The need is real in Guilford County, too. The county’s food-resources page says 18.7% of individuals received SNAP benefits as of 2021 and 37% fell into the SNAP Gap, meaning they made slightly too much to qualify for SNAP. Another county data page citing Feeding America’s 2025 Map the Meal Gap says Guilford County had a 15.2% food insecurity rate in 2023, with 82,510 food-insecure people and a 22.5% child food insecurity rate, or 27,110 food-insecure children. Feeding America’s national report says food insecurity touches every county and congressional district in the United States, which is why volunteer-driven collection systems are not a side project but part of the local anti-hunger infrastructure.

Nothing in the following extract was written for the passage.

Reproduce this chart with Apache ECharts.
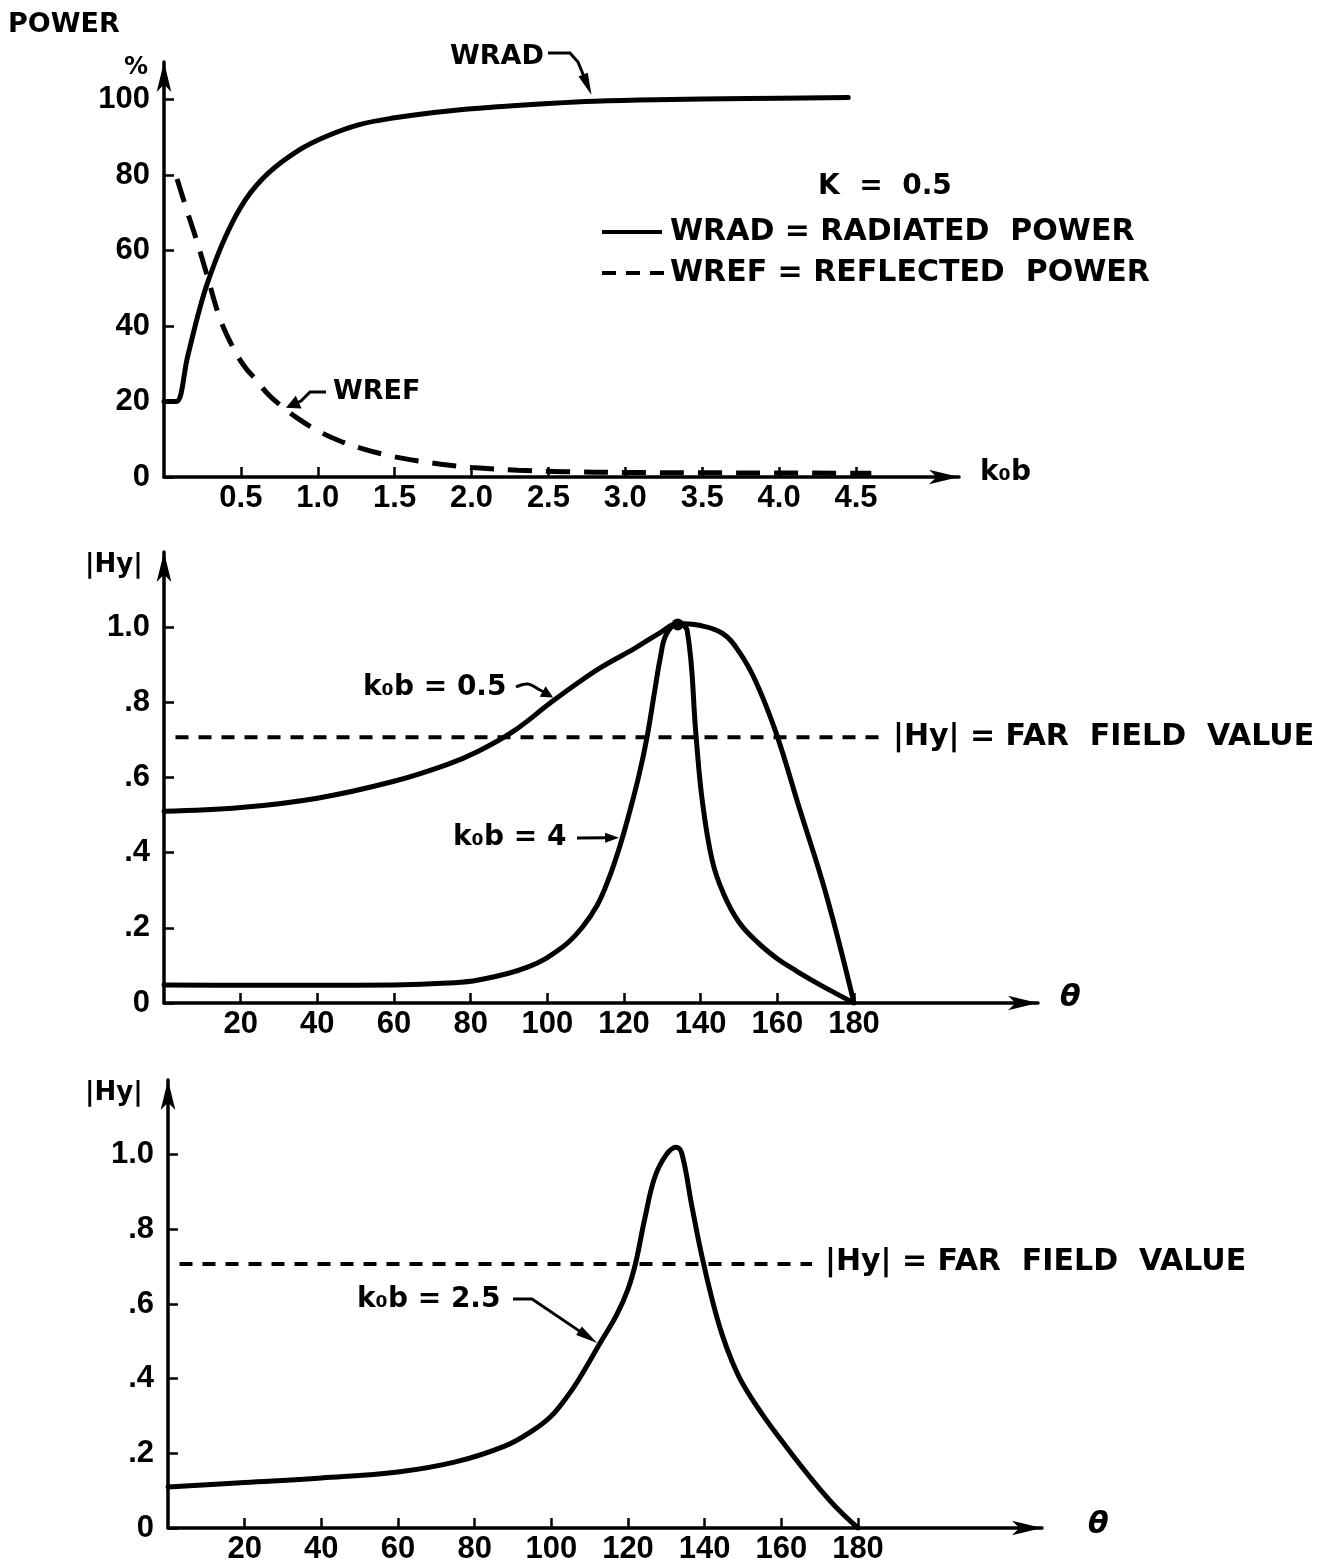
<!DOCTYPE html>
<html><head><meta charset="utf-8">
<script src="https://cdn.jsdelivr.net/npm/echarts@6/dist/echarts.min.js"></script>
<style>html,body{margin:0;padding:0;background:#fff}#c{width:1339px;height:1567px}</style>
</head><body><div id="c"></div>
<script>
// ---------- data ----------
const kbTicks = [0.5, 1.0, 1.5, 2.0, 2.5, 3.0, 3.5, 4.0, 4.5];
const powerTicks = [0, 20, 40, 60, 80, 100];
const thetaTicks = [20, 40, 60, 80, 100, 120, 140, 160, 180];
const hyTicks = [0, 0.2, 0.4, 0.6, 0.8, 1.0];

const wradKb  = [0, 0.04, 0.08, 0.155, 0.23, 0.29, 0.40, 0.53, 0.68, 0.88, 1.05, 1.27, 1.5, 1.85, 2.2, 2.5, 2.8, 3.2, 3.8, 4.45];
const wradPct = [20, 20, 20, 32.2, 44.3, 52.3, 63.7, 73.5, 80.6, 86.7, 90.2, 93.4, 95.2, 97.0, 98.2, 99, 99.6, 100, 100.3, 100.6];

const wrefKb  = [0.085, 0.15, 0.21, 0.28, 0.36, 0.44, 0.52, 0.6, 0.68, 0.77, 0.86, 0.99, 1.14, 1.3, 1.45, 1.6, 1.8, 2.0, 2.3, 2.6, 3.0, 4.6];
const wrefPct = [79, 70.5, 63, 53.5, 42.5, 35, 29.5, 25.7, 21.8, 18.6, 15.8, 12.5, 9.6, 7.4, 5.8, 4.6, 3.4, 2.5, 1.8, 1.4, 1.2, 1.0];

const k05Theta = [0, 20, 40, 60, 74, 82, 91, 101, 108, 114, 123, 129.7, 134, 139.6, 145.6, 150, 154.4, 159.7, 165.7, 172.7, 180];
const k05Hy    = [0.51, 0.52, 0.545, 0.59, 0.635, 0.67, 0.722, 0.80, 0.852, 0.893, 0.945, 0.987, 1.01, 1.005, 0.984, 0.935, 0.855, 0.718, 0.52, 0.29, 0];

const k4Theta = [0, 20, 40, 60, 74, 82, 95, 104, 109, 113, 116, 119, 121.5, 124, 126, 128, 129.5, 131, 134, 136.5, 138.8, 140.4, 143, 146, 150, 155, 160, 165, 170, 175, 180];
const k4Hy    = [0.048, 0.047, 0.047, 0.048, 0.053, 0.061, 0.096, 0.149, 0.20, 0.26, 0.33, 0.42, 0.51, 0.61, 0.707, 0.83, 0.92, 0.98, 1.01, 0.99, 0.71, 0.54, 0.38, 0.29, 0.215, 0.16, 0.118, 0.085, 0.055, 0.027, 0];

const k25Theta = [0, 20, 40, 60, 75, 88, 95, 100, 104, 107, 113, 117, 120, 122, 124.4, 127, 130, 132.5, 134, 136.7, 139.3, 142, 144.5, 147, 150, 155, 160, 165, 170, 175, 180];
const k25Hy    = [0.11, 0.122, 0.134, 0.15, 0.177, 0.22, 0.26, 0.30, 0.35, 0.395, 0.50, 0.57, 0.64, 0.71, 0.83, 0.94, 1.0, 1.02, 1.005, 0.86, 0.727, 0.61, 0.52, 0.45, 0.385, 0.305, 0.235, 0.168, 0.105, 0.048, 0];

const farFieldHy = 0.707;
const farField2Theta = [3, 188];
const farField3Theta = [3, 168];

// ---------- helpers ----------
const zip = (xs, ys) => xs.map((x, i) => [x, ys[i]]);
const TICKFONT = 'Liberation Sans';
const FONT = '"DejaVu Sans"';

function xAxisCfg(gridIndex, max, ticks, fmt) {
  return {
    type: 'value', gridIndex, min: 0, max,
    axisLine: { show: true, onZero: false, symbol: ['none', 'arrow'], symbolSize: [11, 30], lineStyle: { color: '#000', width: 3.5 } },
    axisTick: { show: true, inside: true, length: 10, customValues: ticks, lineStyle: { color: '#000', width: 2.5 } },
    axisLabel: { customValues: ticks, formatter: fmt, color: '#000', fontFamily: TICKFONT, fontWeight: 'bold', fontSize: 31, margin: 6 },
    splitLine: { show: false }
  };
}
function yAxisCfg(gridIndex, max, ticks, fmt) {
  return {
    type: 'value', gridIndex, min: 0, max,
    axisLine: { show: true, onZero: false, symbol: ['none', 'arrow'], symbolSize: [11, 30], lineStyle: { color: '#000', width: 3.5 } },
    axisTick: { show: true, inside: true, length: 10, customValues: ticks, lineStyle: { color: '#000', width: 2.5 } },
    axisLabel: { customValues: ticks, formatter: fmt, color: '#000', fontFamily: TICKFONT, fontWeight: 'bold', fontSize: 31, margin: 14 },
    splitLine: { show: false }
  };
}
const hyFmt = v => v === 0 ? '0' : (Math.abs(v - 1) < 1e-6 ? '1.0' : '.' + Math.round(v * 10));
const lineSeries = (xi, data, extra) => Object.assign({
  type: 'line', xAxisIndex: xi, yAxisIndex: xi, data, symbol: 'none', smooth: 0.4, silent: true,
  lineStyle: { color: '#000', width: 5, cap: 'round', join: 'round' }, z: 3
}, extra || {});

const option = {
  backgroundColor: '#fff',
  animation: false,
  grid: [
    { left: 164, top: 62, width: 795, height: 415, outerBoundsMode: 'none', containLabel: false },
    { left: 164, top: 552, width: 874, height: 451, outerBoundsMode: 'none', containLabel: false },
    { left: 168, top: 1080, width: 874, height: 448, outerBoundsMode: 'none', containLabel: false }
  ],
  xAxis: [
    xAxisCfg(0, 5.17, kbTicks, v => v.toFixed(1)),
    xAxisCfg(1, 228, thetaTicks, v => String(v)),
    xAxisCfg(2, 228, thetaTicks, v => String(v))
  ],
  yAxis: [
    yAxisCfg(0, 110, powerTicks, v => String(v)),
    yAxisCfg(1, 1.2, hyTicks, hyFmt),
    yAxisCfg(2, 1.2, hyTicks, hyFmt)
  ],
  series: [
    lineSeries(0, zip(wradKb, wradPct), { name: 'WRAD' }),
    lineSeries(0, zip(wrefKb, wrefPct), { name: 'WREF', lineStyle: { color: '#000', width: 5, type: [24, 14] } }),
    lineSeries(1, zip(k05Theta, k05Hy), { name: 'kob=0.5' }),
    lineSeries(1, zip(k4Theta, k4Hy), { name: 'kob=4' }),
    lineSeries(1, farField2Theta.map(t => [t, farFieldHy]), { name: 'far2', smooth: false, lineStyle: { color: '#000', width: 4, type: [13, 10] } }),
    lineSeries(2, zip(k25Theta, k25Hy), { name: 'kob=2.5' }),
    lineSeries(2, farField3Theta.map(t => [t, farFieldHy]), { name: 'far3', smooth: false, lineStyle: { color: '#000', width: 4, type: [13, 10] } })
  ]
};

const chart = echarts.init(document.getElementById('c'), null, { renderer: 'canvas' });
chart.setOption(option);

const P = (g, pt) => chart.convertToPixel({ gridIndex: g }, pt);

function txt(x, y, text, size, extra) {
  return { type: 'text', x, y, z: 10, style: Object.assign({ text, fill: '#000', font: `bold ${size}px ${FONT}`, align: 'left', verticalAlign: 'middle' }, extra || {}) };
}
function arrow(points, headLen, headW, smooth) {
  const n = points.length, tip = points[n - 1], prev = points[n - 2];
  const dx = tip[0] - prev[0], dy = tip[1] - prev[1], L = Math.hypot(dx, dy);
  const ux = dx / L, uy = dy / L;
  const bx = tip[0] - ux * headLen, by = tip[1] - uy * headLen;
  const px = -uy, py = ux;
  return [
    { type: 'polyline', z: 10, shape: { points: points.slice(0, n - 1).concat([[bx + ux * 2, by + uy * 2]]), smooth: smooth || 0 }, style: { stroke: '#000', lineWidth: 3, fill: null } },
    { type: 'polygon', z: 10, shape: { points: [tip, [bx + px * headW, by + py * headW], [bx - px * headW, by - py * headW]] }, style: { fill: '#000' } }
  ];
}

const wradTip = P(0, [2.78, 100.2]);
const wrefTip = P(0, [0.78, 17.8]);
const k05Tip = P(1, [101.5, 0.805]);
const k4Tip = P(1, [119.5, 0.44]);
const k25Tip = P(2, [112.5, 0.49]);
const peak2 = P(1, [134, 1.01]);

const g = [];
g.push(txt(8, 25, 'POWER', 27));
g.push(txt(124, 68, '%', 24));
g.push(txt(450, 57, 'WRAD', 27));
g.push(...arrow([[548, 53], [570, 53], [578, 62], [wradTip[0], wradTip[1] - 4]], 22, 5));
g.push(txt(333, 392, 'WREF', 27));
g.push(...arrow([[326, 392], [310, 392], [301, 401], [wrefTip[0] + 2, wrefTip[1] - 2]], 14, 7));
g.push(txt(818, 187, 'K  =  0.5', 28));
g.push({ type: 'line', z: 10, shape: { x1: 602, y1: 232, x2: 662, y2: 232 }, style: { stroke: '#000', lineWidth: 4 } });
g.push(txt(670, 232, 'WRAD = RADIATED  POWER', 30));
g.push({ type: 'line', z: 10, shape: { x1: 602, y1: 273, x2: 664, y2: 273 }, style: { stroke: '#000', lineWidth: 4, lineDash: [14, 10] } });
g.push(txt(670, 273, 'WREF = REFLECTED  POWER', 30));
g.push(txt(980, 473, 'k₀b', 28));

g.push(txt(85, 565, '|Hy|', 26));
g.push(txt(363, 688, 'k₀b = 0.5', 28));
g.push(...arrow([[516, 687], [528, 684], [540, 690], [k05Tip[0], k05Tip[1] - 3]], 12, 6, 0.4));
g.push(txt(453, 838, 'k₀b = 4', 28));
g.push(...arrow([[577, 838], [k4Tip[0] - 3, k4Tip[1]]], 14, 5));
g.push({ type: 'circle', z: 10, shape: { cx: peak2[0], cy: peak2[1] + 1, r: 6 }, style: { fill: '#000' } });
g.push(txt(893, 737, '|Hy| = FAR  FIELD  VALUE', 30));
g.push(txt(1060, 998, 'θ', 30, { font: `italic bold 30px ${FONT}` }));

g.push(txt(85, 1093, '|Hy|', 26));
g.push(txt(357, 1300, 'k₀b = 2.5', 28));
g.push(...arrow([[513, 1299], [532, 1299], [k25Tip[0] - 2, k25Tip[1] - 2]], 22, 5));
g.push(txt(825, 1262, '|Hy| = FAR  FIELD  VALUE', 30));
g.push(txt(1088, 1525, 'θ', 30, { font: `italic bold 30px ${FONT}` }));

chart.setOption({ graphic: g });
</script>
</body></html>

What nonprofit managers should lock down now

A Simple Gesture’s own numbers show what a well-run volunteer program can do. The legal rule shows what it must not become. If an organization depends on volunteers, the safest path is to keep service clearly humanitarian, keep records tight, and make sure paid work does not leak into unpaid roles.

    Quick checklist for managers

  • Define each volunteer role in writing, including whether it is pickup, sorting, donor contact, or pantry support.
  • Avoid making volunteers operate like a permanent shift staff, especially with fixed schedules and ongoing supervision.
  • Keep any food benefit tied to humanitarian service and document why it exists.
  • Do not let unpaid helpers routinely replace paid employees on core duties.
  • Set age and safety rules for driving, lifting, and smartphone-based route work.
  • Track who served, when, and in what capacity, so volunteer service stays distinguishable from employment.
  • Review stipends, reimbursements, and recurring expectations before they become wage-and-hour problems.

For food banks and neighborhood recovery nonprofits, the line between volunteer help and employee status is not a technicality. It is the rule that keeps a community-powered model workable at scale.